As a pilot study, the algorithm is applied to 32 Gaia binaries for which precise HARPS radial velocities are available. The value of Γ ≡ log(10)√ G/G(N) (where G(N) is Newton's constant) is −0.002 + 0.012 −0.018 supporting Newton for a combination of 24 binaries with Newtonian acceleration g(N) > 10^−9 ms^−2, while it is Γ = 0.063 + 0.058 − 0.047 or 0.134 + 0.050 − 0.040 for 7 or 8 binaries with g(N) < 10^−9 ms^−2 (depending on one system) showing tension with Newton. The Newtonian ``outlier'' is at the boundary set by the Newtonian escape velocity, but can be consistent with modified gravity.
The pilot study demonstrates the potential of the algorithm in measuring gravity at low acceleration with future samples of wide binaries.
Kyu-Hyun Chae, "Bayesian Inference of Gravity through Realistic 3D Modeling of Wide Binary Orbits: General Algorithm and a Pilot Study with HARPS Radial Velocities" arXiv:2508.11996 (August 16, 2025).
3 comments:
Wide binary tests exclude almost all dark matter particle theories, if they show non-Newtonian gravitational enhancements in weak fields,
if these papers stand the test of time, couldn't someone invent a dark matter particle theories that do show non-Newtonian gravitational enhancements in weak fields with some imagination and creativity.
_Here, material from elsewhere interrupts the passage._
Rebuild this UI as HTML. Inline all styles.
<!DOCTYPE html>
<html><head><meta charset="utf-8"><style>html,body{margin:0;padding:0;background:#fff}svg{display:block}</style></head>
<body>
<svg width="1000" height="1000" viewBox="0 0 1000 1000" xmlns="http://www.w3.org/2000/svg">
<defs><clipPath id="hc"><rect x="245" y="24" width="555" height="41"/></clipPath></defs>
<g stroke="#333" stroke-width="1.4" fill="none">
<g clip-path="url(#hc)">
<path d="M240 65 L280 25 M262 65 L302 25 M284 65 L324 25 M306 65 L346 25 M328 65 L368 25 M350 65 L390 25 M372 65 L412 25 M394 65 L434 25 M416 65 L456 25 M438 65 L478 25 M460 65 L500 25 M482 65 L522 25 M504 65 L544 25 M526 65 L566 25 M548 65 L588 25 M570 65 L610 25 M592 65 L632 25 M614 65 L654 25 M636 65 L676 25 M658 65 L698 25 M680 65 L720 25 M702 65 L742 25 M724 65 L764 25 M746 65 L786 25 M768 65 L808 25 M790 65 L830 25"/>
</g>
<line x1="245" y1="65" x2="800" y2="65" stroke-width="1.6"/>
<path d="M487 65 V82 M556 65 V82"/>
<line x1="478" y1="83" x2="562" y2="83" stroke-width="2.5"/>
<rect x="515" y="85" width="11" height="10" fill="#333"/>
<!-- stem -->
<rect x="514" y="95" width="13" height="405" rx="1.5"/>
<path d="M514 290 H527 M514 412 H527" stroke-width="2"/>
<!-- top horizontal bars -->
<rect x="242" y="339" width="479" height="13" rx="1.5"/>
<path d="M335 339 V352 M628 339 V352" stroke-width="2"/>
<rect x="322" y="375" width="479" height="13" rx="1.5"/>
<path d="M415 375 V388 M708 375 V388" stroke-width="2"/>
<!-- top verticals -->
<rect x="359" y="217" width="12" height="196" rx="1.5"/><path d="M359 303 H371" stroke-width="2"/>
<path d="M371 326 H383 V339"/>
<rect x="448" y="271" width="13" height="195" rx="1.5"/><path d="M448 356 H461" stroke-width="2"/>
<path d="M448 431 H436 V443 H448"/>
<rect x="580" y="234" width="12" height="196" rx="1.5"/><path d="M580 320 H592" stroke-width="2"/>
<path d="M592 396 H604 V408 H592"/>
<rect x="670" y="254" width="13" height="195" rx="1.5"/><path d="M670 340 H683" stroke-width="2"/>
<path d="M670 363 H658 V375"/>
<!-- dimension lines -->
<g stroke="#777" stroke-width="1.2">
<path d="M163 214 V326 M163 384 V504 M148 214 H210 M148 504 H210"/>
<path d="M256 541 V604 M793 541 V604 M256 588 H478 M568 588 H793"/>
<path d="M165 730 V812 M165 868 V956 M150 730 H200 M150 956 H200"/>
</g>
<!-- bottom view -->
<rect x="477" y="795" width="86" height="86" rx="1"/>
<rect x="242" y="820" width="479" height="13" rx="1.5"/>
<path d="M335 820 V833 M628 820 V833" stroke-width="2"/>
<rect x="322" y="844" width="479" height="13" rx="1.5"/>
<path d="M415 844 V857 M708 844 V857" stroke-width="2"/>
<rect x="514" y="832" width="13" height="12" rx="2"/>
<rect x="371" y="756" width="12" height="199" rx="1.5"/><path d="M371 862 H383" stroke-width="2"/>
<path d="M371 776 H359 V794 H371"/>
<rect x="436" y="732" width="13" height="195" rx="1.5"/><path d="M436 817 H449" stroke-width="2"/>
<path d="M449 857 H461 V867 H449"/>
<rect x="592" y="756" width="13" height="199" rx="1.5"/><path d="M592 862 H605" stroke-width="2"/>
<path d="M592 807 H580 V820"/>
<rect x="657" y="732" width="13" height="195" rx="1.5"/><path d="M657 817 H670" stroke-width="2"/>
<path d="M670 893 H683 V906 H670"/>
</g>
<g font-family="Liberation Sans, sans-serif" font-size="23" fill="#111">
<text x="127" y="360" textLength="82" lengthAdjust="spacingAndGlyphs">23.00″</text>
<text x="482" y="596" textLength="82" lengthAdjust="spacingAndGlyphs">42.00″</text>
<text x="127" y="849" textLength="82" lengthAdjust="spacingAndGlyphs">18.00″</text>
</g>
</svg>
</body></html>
or is it fundamentally impossible for dark matter particle theories to do this, or perhaps there are dark matter that don't involve particles, that can explain wide binaries below ao
@neo It would require something more than just the usual halo of dark matter particles. As McGaugh emphasizes, the usual dark matter models also don't explain why other MONDian phenomenology works (e.g. baryonic Tully-Fisher). There are a handful of dark matter models designed specifically for compatibility with MOND, e.g. Khoury and Berezhiani's superfluid DM or Blanchet's dark dipole DM. One should check if they are capable of explaining MOND effects in wide binaries.
@Mitchell very interesting indeed could Khoury and Berezhiani's superfluid DM or Blanchet's dark dipole DM are capable of explaining MOND effects in wide binaries?